[OBJECTIVE]:
Find each line containing the string "this" and return it.

Charts and diagrams as code
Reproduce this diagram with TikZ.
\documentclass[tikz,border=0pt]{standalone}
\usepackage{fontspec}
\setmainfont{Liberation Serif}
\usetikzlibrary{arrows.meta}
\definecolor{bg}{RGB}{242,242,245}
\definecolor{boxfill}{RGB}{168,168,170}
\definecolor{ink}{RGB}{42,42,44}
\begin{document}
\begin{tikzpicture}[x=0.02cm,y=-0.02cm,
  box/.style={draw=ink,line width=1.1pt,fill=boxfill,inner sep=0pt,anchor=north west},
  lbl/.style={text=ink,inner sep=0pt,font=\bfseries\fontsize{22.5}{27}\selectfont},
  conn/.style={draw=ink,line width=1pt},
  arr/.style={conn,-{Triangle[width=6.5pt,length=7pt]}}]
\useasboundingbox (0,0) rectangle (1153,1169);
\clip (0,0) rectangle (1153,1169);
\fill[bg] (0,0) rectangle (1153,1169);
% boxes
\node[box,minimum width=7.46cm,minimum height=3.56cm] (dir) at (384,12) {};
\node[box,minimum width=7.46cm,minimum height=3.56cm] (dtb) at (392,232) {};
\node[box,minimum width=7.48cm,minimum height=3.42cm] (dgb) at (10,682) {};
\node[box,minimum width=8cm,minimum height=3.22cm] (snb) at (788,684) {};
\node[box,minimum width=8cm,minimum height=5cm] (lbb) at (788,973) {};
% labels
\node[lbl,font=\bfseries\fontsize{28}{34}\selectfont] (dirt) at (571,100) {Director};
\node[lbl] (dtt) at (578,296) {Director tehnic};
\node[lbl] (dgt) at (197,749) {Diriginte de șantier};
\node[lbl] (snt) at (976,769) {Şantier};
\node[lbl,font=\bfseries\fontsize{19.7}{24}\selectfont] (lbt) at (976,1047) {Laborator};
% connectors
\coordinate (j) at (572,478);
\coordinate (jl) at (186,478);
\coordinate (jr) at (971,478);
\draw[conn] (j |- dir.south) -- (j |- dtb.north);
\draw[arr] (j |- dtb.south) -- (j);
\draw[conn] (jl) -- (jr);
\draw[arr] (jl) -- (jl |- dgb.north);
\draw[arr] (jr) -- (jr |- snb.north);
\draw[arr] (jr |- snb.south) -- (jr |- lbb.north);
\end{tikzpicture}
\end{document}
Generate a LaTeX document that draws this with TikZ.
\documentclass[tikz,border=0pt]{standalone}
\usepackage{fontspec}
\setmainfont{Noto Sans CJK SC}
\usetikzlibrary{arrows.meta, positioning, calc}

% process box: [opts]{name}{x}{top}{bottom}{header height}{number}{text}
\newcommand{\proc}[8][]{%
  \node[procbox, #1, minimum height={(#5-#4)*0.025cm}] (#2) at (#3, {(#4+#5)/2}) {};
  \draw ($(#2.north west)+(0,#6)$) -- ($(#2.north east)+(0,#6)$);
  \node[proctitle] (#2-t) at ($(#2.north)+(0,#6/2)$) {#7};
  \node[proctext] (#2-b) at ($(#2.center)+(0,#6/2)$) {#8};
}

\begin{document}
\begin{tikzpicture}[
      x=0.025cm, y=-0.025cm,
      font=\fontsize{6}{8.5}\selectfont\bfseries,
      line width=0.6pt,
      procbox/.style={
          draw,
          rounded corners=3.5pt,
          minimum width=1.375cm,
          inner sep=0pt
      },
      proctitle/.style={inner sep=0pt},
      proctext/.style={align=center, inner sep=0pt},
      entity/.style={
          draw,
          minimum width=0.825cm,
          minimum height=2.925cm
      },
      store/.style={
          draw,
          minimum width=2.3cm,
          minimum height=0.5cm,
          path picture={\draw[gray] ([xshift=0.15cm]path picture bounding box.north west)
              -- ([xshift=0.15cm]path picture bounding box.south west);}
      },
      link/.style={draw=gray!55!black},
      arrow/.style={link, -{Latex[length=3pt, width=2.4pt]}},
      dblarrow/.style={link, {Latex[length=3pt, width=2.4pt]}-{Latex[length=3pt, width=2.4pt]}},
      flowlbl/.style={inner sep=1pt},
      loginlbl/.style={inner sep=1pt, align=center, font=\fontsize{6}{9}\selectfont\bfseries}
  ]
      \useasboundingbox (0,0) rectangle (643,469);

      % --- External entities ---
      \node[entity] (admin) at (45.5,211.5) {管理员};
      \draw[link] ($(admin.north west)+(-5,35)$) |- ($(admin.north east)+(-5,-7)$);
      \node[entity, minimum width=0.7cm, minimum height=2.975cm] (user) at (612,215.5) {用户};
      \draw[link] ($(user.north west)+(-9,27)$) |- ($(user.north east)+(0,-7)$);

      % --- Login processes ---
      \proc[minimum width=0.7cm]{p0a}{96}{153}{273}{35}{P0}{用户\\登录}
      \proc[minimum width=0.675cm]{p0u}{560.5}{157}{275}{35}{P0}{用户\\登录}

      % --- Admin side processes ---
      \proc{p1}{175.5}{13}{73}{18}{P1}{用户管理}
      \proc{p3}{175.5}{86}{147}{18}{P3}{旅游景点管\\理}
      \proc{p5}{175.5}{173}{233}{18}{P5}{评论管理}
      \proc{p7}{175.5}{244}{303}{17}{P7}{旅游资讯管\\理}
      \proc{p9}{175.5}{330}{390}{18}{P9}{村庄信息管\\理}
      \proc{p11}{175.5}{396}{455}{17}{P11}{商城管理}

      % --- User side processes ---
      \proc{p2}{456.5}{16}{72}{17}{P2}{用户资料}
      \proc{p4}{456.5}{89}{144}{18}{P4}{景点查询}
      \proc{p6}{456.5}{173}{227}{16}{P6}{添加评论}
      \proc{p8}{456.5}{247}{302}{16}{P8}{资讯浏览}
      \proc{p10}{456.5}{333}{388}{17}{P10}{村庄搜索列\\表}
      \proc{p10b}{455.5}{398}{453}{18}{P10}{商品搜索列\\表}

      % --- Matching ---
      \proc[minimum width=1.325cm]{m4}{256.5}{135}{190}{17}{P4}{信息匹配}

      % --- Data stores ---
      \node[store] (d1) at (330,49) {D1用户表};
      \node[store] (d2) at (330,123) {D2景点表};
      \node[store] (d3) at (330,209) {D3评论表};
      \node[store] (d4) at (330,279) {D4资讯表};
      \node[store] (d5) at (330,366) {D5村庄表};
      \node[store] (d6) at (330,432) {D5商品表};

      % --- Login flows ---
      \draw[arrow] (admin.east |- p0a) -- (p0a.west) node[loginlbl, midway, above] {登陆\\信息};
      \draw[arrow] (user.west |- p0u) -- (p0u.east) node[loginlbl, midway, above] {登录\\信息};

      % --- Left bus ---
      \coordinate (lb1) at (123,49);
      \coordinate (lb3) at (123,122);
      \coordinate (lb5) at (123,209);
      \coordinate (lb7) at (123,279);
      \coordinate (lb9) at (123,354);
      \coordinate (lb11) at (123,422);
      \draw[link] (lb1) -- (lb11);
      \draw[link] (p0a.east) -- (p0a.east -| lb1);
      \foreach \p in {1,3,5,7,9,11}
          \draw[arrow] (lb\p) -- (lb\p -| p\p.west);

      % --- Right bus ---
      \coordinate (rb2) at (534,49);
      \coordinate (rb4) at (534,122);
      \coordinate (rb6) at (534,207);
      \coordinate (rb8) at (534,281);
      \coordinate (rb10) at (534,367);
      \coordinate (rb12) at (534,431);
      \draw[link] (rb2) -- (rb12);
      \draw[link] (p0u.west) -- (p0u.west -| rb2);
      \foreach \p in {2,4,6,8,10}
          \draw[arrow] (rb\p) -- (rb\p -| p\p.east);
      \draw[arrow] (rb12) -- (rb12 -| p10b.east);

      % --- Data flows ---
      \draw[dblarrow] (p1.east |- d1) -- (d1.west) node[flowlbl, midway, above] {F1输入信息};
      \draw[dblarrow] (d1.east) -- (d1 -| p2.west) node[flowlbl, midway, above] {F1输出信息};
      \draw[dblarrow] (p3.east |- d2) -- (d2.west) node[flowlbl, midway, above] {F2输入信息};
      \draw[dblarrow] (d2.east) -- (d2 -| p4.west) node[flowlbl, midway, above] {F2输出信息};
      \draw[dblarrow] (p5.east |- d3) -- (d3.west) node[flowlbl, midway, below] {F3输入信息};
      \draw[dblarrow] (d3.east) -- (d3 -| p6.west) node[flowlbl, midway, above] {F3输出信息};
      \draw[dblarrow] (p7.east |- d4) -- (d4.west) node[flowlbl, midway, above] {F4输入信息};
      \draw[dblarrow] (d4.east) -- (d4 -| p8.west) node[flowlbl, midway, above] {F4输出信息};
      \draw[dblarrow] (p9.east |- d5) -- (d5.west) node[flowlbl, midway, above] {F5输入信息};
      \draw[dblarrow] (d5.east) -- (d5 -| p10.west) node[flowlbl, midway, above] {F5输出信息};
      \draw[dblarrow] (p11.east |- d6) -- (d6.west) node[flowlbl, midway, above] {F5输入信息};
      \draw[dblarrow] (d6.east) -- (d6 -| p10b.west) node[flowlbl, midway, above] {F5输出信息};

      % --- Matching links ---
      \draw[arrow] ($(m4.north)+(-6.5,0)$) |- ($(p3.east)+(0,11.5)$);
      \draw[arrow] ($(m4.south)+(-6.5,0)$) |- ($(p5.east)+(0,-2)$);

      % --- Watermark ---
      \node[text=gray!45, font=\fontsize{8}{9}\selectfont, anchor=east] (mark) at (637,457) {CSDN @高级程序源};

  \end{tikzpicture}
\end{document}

[TASK RESPONSE]:
Reproduce this diagram with TikZ.
Generate a LaTeX document that draws this with TikZ.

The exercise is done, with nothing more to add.